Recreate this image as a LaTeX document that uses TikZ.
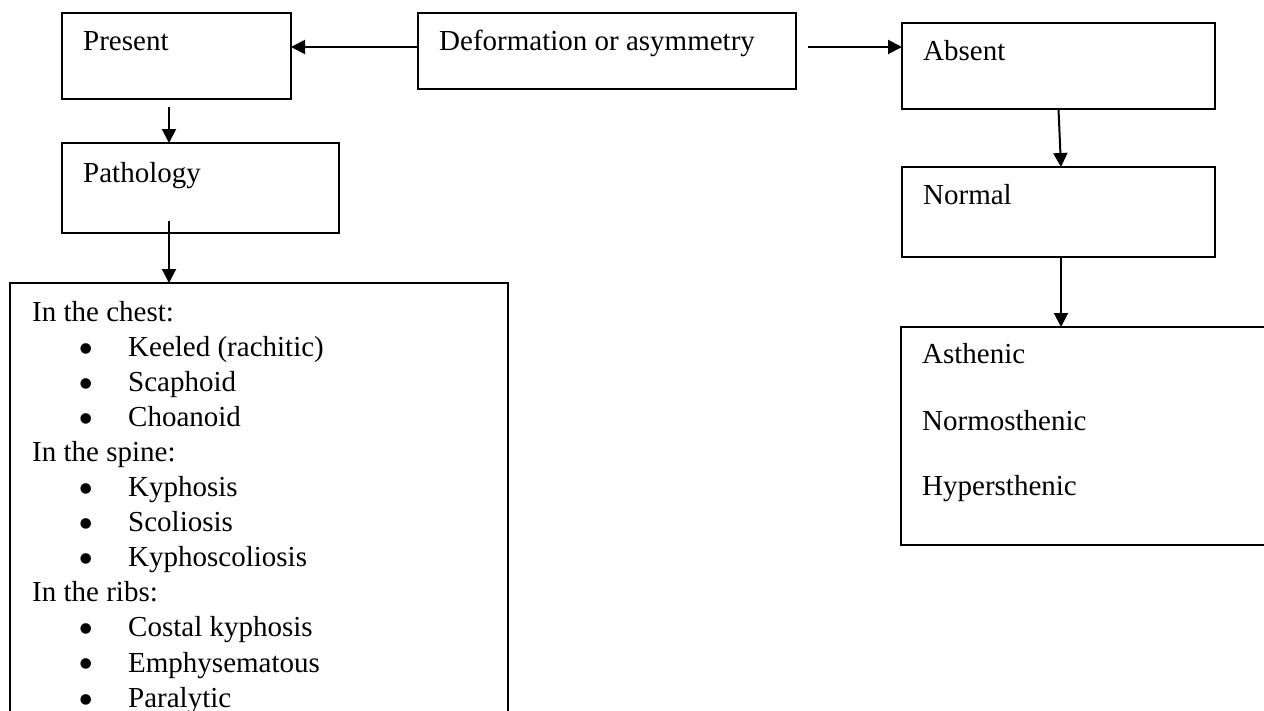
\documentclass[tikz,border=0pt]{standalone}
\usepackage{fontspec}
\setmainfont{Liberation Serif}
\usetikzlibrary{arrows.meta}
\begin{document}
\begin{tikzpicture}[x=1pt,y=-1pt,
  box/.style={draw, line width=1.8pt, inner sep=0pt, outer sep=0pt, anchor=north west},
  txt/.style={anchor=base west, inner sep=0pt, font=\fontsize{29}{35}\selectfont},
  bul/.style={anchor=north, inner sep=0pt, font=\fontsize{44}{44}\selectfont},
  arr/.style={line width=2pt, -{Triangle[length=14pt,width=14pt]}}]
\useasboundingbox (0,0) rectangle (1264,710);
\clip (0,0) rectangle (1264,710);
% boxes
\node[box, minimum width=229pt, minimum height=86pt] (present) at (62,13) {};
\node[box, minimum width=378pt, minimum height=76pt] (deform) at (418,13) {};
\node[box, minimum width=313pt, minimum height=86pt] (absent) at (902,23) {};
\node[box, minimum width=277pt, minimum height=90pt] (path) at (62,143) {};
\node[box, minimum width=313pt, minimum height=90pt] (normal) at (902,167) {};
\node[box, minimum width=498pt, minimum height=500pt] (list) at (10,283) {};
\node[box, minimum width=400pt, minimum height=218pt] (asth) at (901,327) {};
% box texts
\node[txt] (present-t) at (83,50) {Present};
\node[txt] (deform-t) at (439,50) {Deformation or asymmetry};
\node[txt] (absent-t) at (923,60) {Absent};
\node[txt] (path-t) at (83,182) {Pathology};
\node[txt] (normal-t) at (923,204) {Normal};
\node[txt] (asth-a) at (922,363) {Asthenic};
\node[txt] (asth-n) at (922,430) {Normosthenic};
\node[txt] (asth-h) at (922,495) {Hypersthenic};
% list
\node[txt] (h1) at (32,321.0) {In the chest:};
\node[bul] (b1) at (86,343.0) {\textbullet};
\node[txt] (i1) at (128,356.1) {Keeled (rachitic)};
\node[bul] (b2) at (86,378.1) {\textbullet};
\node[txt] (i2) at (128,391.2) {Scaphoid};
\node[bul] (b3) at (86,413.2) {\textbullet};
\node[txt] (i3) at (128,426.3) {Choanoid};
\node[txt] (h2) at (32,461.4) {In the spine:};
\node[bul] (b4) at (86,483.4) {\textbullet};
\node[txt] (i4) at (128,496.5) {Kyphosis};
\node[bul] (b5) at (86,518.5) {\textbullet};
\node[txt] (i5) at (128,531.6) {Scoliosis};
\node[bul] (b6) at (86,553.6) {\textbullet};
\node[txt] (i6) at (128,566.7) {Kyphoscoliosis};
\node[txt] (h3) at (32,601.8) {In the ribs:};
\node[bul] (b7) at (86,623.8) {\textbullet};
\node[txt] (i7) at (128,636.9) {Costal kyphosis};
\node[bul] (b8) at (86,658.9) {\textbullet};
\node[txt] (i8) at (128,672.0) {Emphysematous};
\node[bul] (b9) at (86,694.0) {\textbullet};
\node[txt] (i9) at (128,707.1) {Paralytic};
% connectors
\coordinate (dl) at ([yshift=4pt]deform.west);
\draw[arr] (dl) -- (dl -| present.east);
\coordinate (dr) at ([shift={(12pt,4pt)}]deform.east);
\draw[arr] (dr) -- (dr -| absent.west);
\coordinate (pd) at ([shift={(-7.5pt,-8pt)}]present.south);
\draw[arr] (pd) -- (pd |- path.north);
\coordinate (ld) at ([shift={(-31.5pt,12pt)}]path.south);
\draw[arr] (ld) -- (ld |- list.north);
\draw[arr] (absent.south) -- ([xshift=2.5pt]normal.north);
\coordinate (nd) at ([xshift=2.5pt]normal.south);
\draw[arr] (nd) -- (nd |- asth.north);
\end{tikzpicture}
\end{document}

* * *

What to do: Reproduce the data verbatim. Do not carry any picture into the copy.

Result of this exercise:
Recreate this image as a LaTeX document that uses TikZ.
\documentclass[tikz,border=0pt]{standalone}
\usepackage{fontspec}
\setmainfont{Liberation Serif}
\usetikzlibrary{arrows.meta}
\begin{document}
\begin{tikzpicture}[x=1pt,y=-1pt,
  box/.style={draw, line width=1.8pt, inner sep=0pt, outer sep=0pt, anchor=north west},
  txt/.style={anchor=base west, inner sep=0pt, font=\fontsize{29}{35}\selectfont},
  bul/.style={anchor=north, inner sep=0pt, font=\fontsize{44}{44}\selectfont},
  arr/.style={line width=2pt, -{Triangle[length=14pt,width=14pt]}}]
\useasboundingbox (0,0) rectangle (1264,710);
\clip (0,0) rectangle (1264,710);
% boxes
\node[box, minimum width=229pt, minimum height=86pt] (present) at (62,13) {};
\node[box, minimum width=378pt, minimum height=76pt] (deform) at (418,13) {};
\node[box, minimum width=313pt, minimum height=86pt] (absent) at (902,23) {};
\node[box, minimum width=277pt, minimum height=90pt] (path) at (62,143) {};
\node[box, minimum width=313pt, minimum height=90pt] (normal) at (902,167) {};
\node[box, minimum width=498pt, minimum height=500pt] (list) at (10,283) {};
\node[box, minimum width=400pt, minimum height=218pt] (asth) at (901,327) {};
% box texts
\node[txt] (present-t) at (83,50) {Present};
\node[txt] (deform-t) at (439,50) {Deformation or asymmetry};
\node[txt] (absent-t) at (923,60) {Absent};
\node[txt] (path-t) at (83,182) {Pathology};
\node[txt] (normal-t) at (923,204) {Normal};
\node[txt] (asth-a) at (922,363) {Asthenic};
\node[txt] (asth-n) at (922,430) {Normosthenic};
\node[txt] (asth-h) at (922,495) {Hypersthenic};
% list
\node[txt] (h1) at (32,321.0) {In the chest:};
\node[bul] (b1) at (86,343.0) {\textbullet};
\node[txt] (i1) at (128,356.1) {Keeled (rachitic)};
\node[bul] (b2) at (86,378.1) {\textbullet};
\node[txt] (i2) at (128,391.2) {Scaphoid};
\node[bul] (b3) at (86,413.2) {\textbullet};
\node[txt] (i3) at (128,426.3) {Choanoid};
\node[txt] (h2) at (32,461.4) {In the spine:};
\node[bul] (b4) at (86,483.4) {\textbullet};
\node[txt] (i4) at (128,496.5) {Kyphosis};
\node[bul] (b5) at (86,518.5) {\textbullet};
\node[txt] (i5) at (128,531.6) {Scoliosis};
\node[bul] (b6) at (86,553.6) {\textbullet};
\node[txt] (i6) at (128,566.7) {Kyphoscoliosis};
\node[txt] (h3) at (32,601.8) {In the ribs:};
\node[bul] (b7) at (86,623.8) {\textbullet};
\node[txt] (i7) at (128,636.9) {Costal kyphosis};
\node[bul] (b8) at (86,658.9) {\textbullet};
\node[txt] (i8) at (128,672.0) {Emphysematous};
\node[bul] (b9) at (86,694.0) {\textbullet};
\node[txt] (i9) at (128,707.1) {Paralytic};
% connectors
\coordinate (dl) at ([yshift=4pt]deform.west);
\draw[arr] (dl) -- (dl -| present.east);
\coordinate (dr) at ([shift={(12pt,4pt)}]deform.east);
\draw[arr] (dr) -- (dr -| absent.west);
\coordinate (pd) at ([shift={(-7.5pt,-8pt)}]present.south);
\draw[arr] (pd) -- (pd |- path.north);
\coordinate (ld) at ([shift={(-31.5pt,12pt)}]path.south);
\draw[arr] (ld) -- (ld |- list.north);
\draw[arr] (absent.south) -- ([xshift=2.5pt]normal.north);
\coordinate (nd) at ([xshift=2.5pt]normal.south);
\draw[arr] (nd) -- (nd |- asth.north);
\end{tikzpicture}
\end{document}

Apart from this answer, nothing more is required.